At the Rubin, the shrine room rotated every two years to feature one of the four major Tibetan religious traditions: Nyingma, Kagyü, Sakya, and Gelug. Continuing on that approach, Rubin curators will cycle objects at the Brooklyn Museum to spotlight specific traditions and provide cultural context and scholarship for the works on view.

The installation features thangka paintings, sculptures, ritual objects, and musical instruments, all arranged on traditional Tibetan furniture according to the hierarchical order observed in Tibetan Buddhist practice.

Objects such as vajras and bells, offering bowls, pitchers, ritual mandalas, and handheld instruments like drums, conch trumpets, horns, and reeds are used in daily rituals and offerings. Ornamental textiles made of brocade silk, crafted by master artisans, hang from the ceiling and pillars, playing a vital role in the shrine room’s adornment.

The shrine room also features simulated flickering butter lamps, recordings of Tibetan monks and nuns chanting prayers, and the smell of incense, which is used during religious practices.

The opening marks the Rubin’s foray into its new status as a global museum “without walls.” Widely acclaimed for its collection of Himalayan art, the museum opened in 2004 and showcased the art collection of Donald and Shelley Rubin, featuring almost 4,000 Himalayan art pieces spanning 1,500 years of history.

The addition of the shrine room further enhances the Brooklyn Museum’s Asian art collections, which underwent a full reimagination unveiled in phases between 2017 and 2023.

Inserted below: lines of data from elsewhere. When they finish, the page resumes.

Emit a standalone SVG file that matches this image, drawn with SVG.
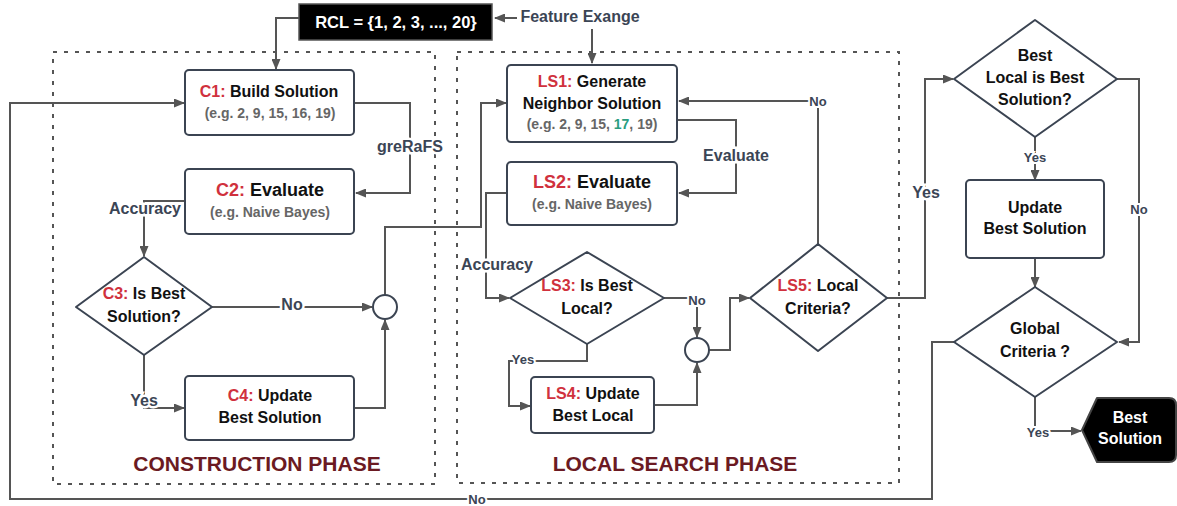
<svg xmlns="http://www.w3.org/2000/svg" width="1177" height="506" viewBox="0 0 1177 506">
<style>
text{font-family:"Liberation Sans",Arial,sans-serif;font-weight:bold;text-anchor:middle}
.box{fill:#fff;stroke:#3b4452;stroke-width:2}
.phase{fill:none;stroke:#555;stroke-width:2;stroke-dasharray:4 7}
.ln{fill:none;stroke:#555;stroke-width:2}
.arr{marker-end:url(#ah)}
.t{font-size:16px;fill:#111}
.big{font-size:18px;fill:#111}
.sub{font-size:14px;fill:#666}
.red{fill:#d0313d}
.lbl{font-size:16px;fill:#3b4555;stroke:#fff;stroke-width:5;paint-order:stroke}
.sl{font-size:13px;fill:#3b4555;stroke:#fff;stroke-width:4;paint-order:stroke}
.ph{font-size:21px;fill:#6b1a22}
.w{fill:#fff}
</style>
<defs>
<marker id="ah" markerUnits="userSpaceOnUse" markerWidth="11" markerHeight="9" refX="10" refY="4.5" orient="auto">
<path d="M0,0 L11,4.5 L0,9 z" fill="#555"/>
</marker>
</defs>
<rect width="1177" height="506" fill="#fff"/>

<g id="phases">
<rect class="phase" x="53" y="52" width="382" height="432"/>
<rect class="phase" x="457" y="52" width="442" height="431"/>
<text class="ph" x="257" y="471">CONSTRUCTION PHASE</text>
<text class="ph" x="675" y="471">LOCAL SEARCH PHASE</text>
</g>

<g id="connectors">
<path class="ln arr" d="M299,18 H276 V69"/>
<path class="ln arr" d="M517,18 H495"/>
<path class="ln arr" d="M592,29 V63"/>
<path class="ln arr" d="M354,103 H410 V193 H356"/>
<path class="ln arr" d="M185,201 H144 V256"/>
<path class="ln arr" d="M212,307 H372"/>
<path class="ln arr" d="M144,355 V408 H184"/>
<path class="ln arr" d="M354,408 H385 V320"/>
<path class="ln arr" d="M385,295 V227 H481 V103 H506"/>
<path class="ln arr" d="M677,120 H736 V193 H679"/>
<path class="ln arr" d="M818,244 V101 H679"/>
<path class="ln arr" d="M507,193 H486 V298 H509"/>
<path class="ln arr" d="M664,298 H697 V337"/>
<path class="ln arr" d="M587,344 V361 H509 V406 H530"/>
<path class="ln arr" d="M654,405 H697 V363"/>
<path class="ln arr" d="M709,350 H730 V298 H749"/>
<path class="ln arr" d="M887,298 H925 V79 H953"/>
<path class="ln arr" d="M1035,137 V180"/>
<path class="ln arr" d="M1035,258 V287"/>
<path class="ln arr" d="M1117,79 H1139 V342 H1119"/>
<path class="ln arr" d="M1035,397 V431 H1081"/>
<path class="ln arr" d="M954,342 H932 V499 H10 V103 H184"/>
<text class="lbl" x="580" y="22">Feature Exange</text>
<text class="lbl" x="410" y="152">greRaFS</text>
<text class="lbl" x="145" y="214">Accuracy</text>
<text class="lbl" x="292" y="310">No</text>
<text class="lbl" x="144" y="406">Yes</text>
<text class="lbl" x="736" y="161">Evaluate</text>
<text class="lbl" x="497" y="270">Accuracy</text>
<text class="sl" x="818" y="106">No</text>
<text class="sl" x="697" y="305">No</text>
<text class="sl" x="523" y="364">Yes</text>
<text class="lbl" x="926" y="198">Yes</text>
<text class="sl" x="1035" y="162">Yes</text>
<text class="sl" x="1139" y="214">No</text>
<text class="sl" x="1038" y="437">Yes</text>
<text class="sl" x="477" y="504">No</text>
</g>

<g id="rcl">
<rect x="299" y="4" width="193" height="36" fill="#000" stroke="#555" stroke-width="1.5"/>
<text x="396" y="28" font-size="16.5px" class="w">RCL = {1, 2, 3, ..., 20}</text>
</g>

<g id="c1">
<rect class="box" x="185" y="70" width="169" height="65" rx="4"/>
<text class="t" x="269" y="97"><tspan class="red">C1:</tspan> Build Solution</text>
<text class="sub" x="270" y="118">(e.g. 2, 9, 15, 16, 19)</text>
</g>
<g id="c2">
<rect class="box" x="185" y="169" width="169" height="65" rx="4"/>
<text class="big" x="270" y="196"><tspan class="red">C2:</tspan> Evaluate</text>
<text class="sub" x="270" y="217">(e.g. Naive Bayes)</text>
</g>
<g id="c3">
<polygon class="box" points="144,257 212,307 144,355 76,307" stroke-linejoin="round"/>
<text class="t" x="144" y="299"><tspan class="red">C3:</tspan> Is Best</text>
<text class="t" x="144" y="322">Solution?</text>
</g>
<g id="c4">
<rect class="box" x="185" y="376" width="169" height="64" rx="4"/>
<text class="t" x="270" y="401"><tspan class="red">C4:</tspan> Update</text>
<text class="t" x="270" y="423">Best Solution</text>
</g>
<g id="join1">
<circle class="box" cx="385" cy="307" r="12"/>
</g>

<g id="ls1">
<rect class="box" x="507" y="65" width="170" height="77" rx="4"/>
<text class="t" x="592" y="87"><tspan class="red">LS1:</tspan> Generate</text>
<text class="t" x="592" y="109">Neighbor Solution</text>
<text class="sub" x="592" y="129">(e.g. 2, 9, 15, <tspan fill="#2a9d7f">17</tspan>, 19)</text>
</g>
<g id="ls2">
<rect class="box" x="507" y="162" width="170" height="63" rx="4"/>
<text class="big" x="592" y="188"><tspan class="red">LS2:</tspan> Evaluate</text>
<text class="sub" x="592" y="209">(e.g. Naive Bayes)</text>
</g>
<g id="ls3">
<polygon class="box" points="587,252 664,298 587,344 510,298" stroke-linejoin="round"/>
<text class="t" x="587" y="291"><tspan class="red">LS3:</tspan> Is Best</text>
<text class="t" x="587" y="314">Local?</text>
</g>
<g id="ls4">
<rect class="box" x="531" y="377" width="123" height="56" rx="4"/>
<text class="t" x="593" y="399"><tspan class="red">LS4:</tspan> Update</text>
<text class="t" x="593" y="421">Best Local</text>
</g>
<g id="join2">
<circle class="box" cx="697" cy="350" r="12"/>
</g>
<g id="ls5">
<polygon class="box" points="818,244 887,298 818,351 750,298" stroke-linejoin="round"/>
<text class="t" x="818" y="291"><tspan class="red">LS5:</tspan> Local</text>
<text class="t" x="818" y="314">Criteria?</text>
</g>

<g id="bestlocal">
<polygon class="box" points="1035,20 1117,79 1035,137 954,79" stroke-linejoin="round"/>
<text class="t" x="1035" y="61">Best</text>
<text class="t" x="1035" y="83">Local is Best</text>
<text class="t" x="1035" y="105">Solution?</text>
</g>
<g id="update">
<rect class="box" x="966" y="180" width="138" height="78" rx="4"/>
<text class="t" x="1035" y="213">Update</text>
<text class="t" x="1035" y="234">Best Solution</text>
</g>
<g id="global">
<polygon class="box" points="1035,287 1117,342 1035,397 954,342" stroke-linejoin="round"/>
<text class="t" x="1035" y="334">Global</text>
<text class="t" x="1035" y="357">Criteria ?</text>
</g>
<g id="bestsolution">
<path d="M1097,398 H1169 Q1176,398 1176,405 V455 Q1176,462 1169,462 H1097 L1082,430 Z" fill="#000" stroke="#444" stroke-width="2" stroke-linejoin="round"/>
<text class="t w" x="1130" y="423">Best</text>
<text class="t w" x="1130" y="444">Solution</text>
</g>
</svg>
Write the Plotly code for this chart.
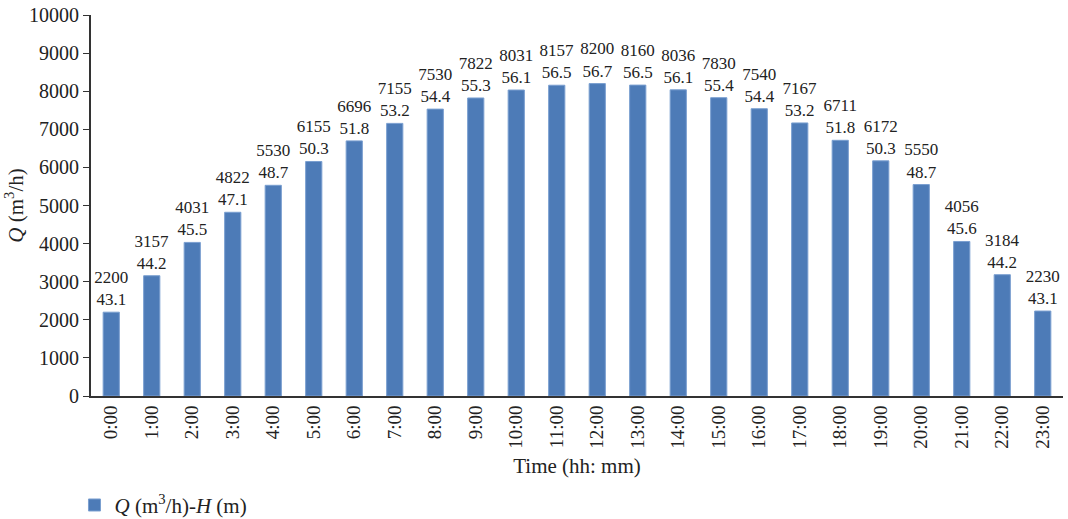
import plotly.graph_objects as go

hours = [f"{h}:00" for h in range(24)]
flow_q = [2200, 3157, 4031, 4822, 5530, 6155, 6696, 7155, 7530, 7822, 8031, 8157,
          8200, 8160, 8036, 7830, 7540, 7167, 6711, 6172, 5550, 4056, 3184, 2230]
head_h = ["43.1", "44.2", "45.5", "47.1", "48.7", "50.3", "51.8", "53.2", "54.4", "55.3", "56.1", "56.5",
          "56.7", "56.5", "56.1", "55.4", "54.4", "53.2", "51.8", "50.3", "48.7", "45.6", "44.2", "43.1"]
y_ticks = list(range(0, 10001, 1000))

FONT = "Liberation Serif"
labels = [f"{q}<br>{h}" for q, h in zip(flow_q, head_h)]

fig = go.Figure(go.Bar(
    x=hours, y=flow_q, text=labels, textposition="outside", cliponaxis=False,
    constraintext="none",
    textfont=dict(family=FONT, size=17, color="#222222"),
    marker=dict(color="#4d7bb7", line=dict(color="#7a9fd0", width=1)),
    width=0.4,
    name="<i>Q</i> (m<sup>3</sup>/h)-<i>H</i> (m)",
    showlegend=True,
))

fig.update_layout(
    width=1068, height=519,
    margin=dict(l=91, r=5, t=15, b=123, autoexpand=False),
    plot_bgcolor="white", paper_bgcolor="white",
    font=dict(family=FONT, size=17, color="#222222"),
    xaxis=dict(
        type="category", showline=True, linecolor="#333", linewidth=2,
        tickangle=-90, ticks="", tickfont=dict(family=FONT, size=19), automargin=False,
        title=dict(text="Time (hh: mm)", font=dict(family=FONT, size=21), standoff=10),
    ),
    yaxis=dict(
        range=[0, 10000], tickvals=y_ticks, ticktext=[str(v) for v in y_ticks],
        showline=True, linecolor="#333", linewidth=2, automargin=False,
        ticks="outside", ticklen=6, tickcolor="#333", showgrid=False, zeroline=False,
        tickfont=dict(family=FONT, size=20),
        title=dict(text="<i>Q</i> (m<sup>3</sup>/h)", font=dict(family=FONT, size=21), standoff=0),
    ),
    legend=dict(orientation="h", x=-0.017, xanchor="left", y=-0.287, yanchor="middle",
                font=dict(family=FONT, size=21)),
)

fig.write_html("out.html", config={"displayModeBar": False},
               post_script="document.body.style.margin='0px';")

One of the city’s only Asian art museums, the institution’s Chelsea location spanned roughly 70,000 square feet inside what was a former Barneys New York fashion department store. The Rubin family purchased the building in 1998 for $22 million, as 6sqft previously reported.

In February 2024, the museum announced it would close its doors after two decades, instead becoming an organization that processes long-term loans, hosts traveling exhibitions, and helps with research inquiries and fundraising.

Access to the shrine room is included with the Brooklyn Museum’s pay-what-you-wish general admission.

“We are thrilled that our beloved Shrine Room will remain accessible to the public in New York in the coming years and are grateful to the Brooklyn Museum for embracing this unique presentation,” Jorrit Britschgi, Executive Director of the Rubin Museum of Himalayan Art, said.

“A core part of our mission as a global museum is to share our collection and curatorial resources to help increase the representation and appreciation of Himalayan art in institutional settings of all types, from universities to fine art museums. The Shrine Room will now exist in dialogue with Brooklyn’s fantastic Arts of Asia galleries and give visitors the opportunity to experience Tibetan religious art in its cultural context.”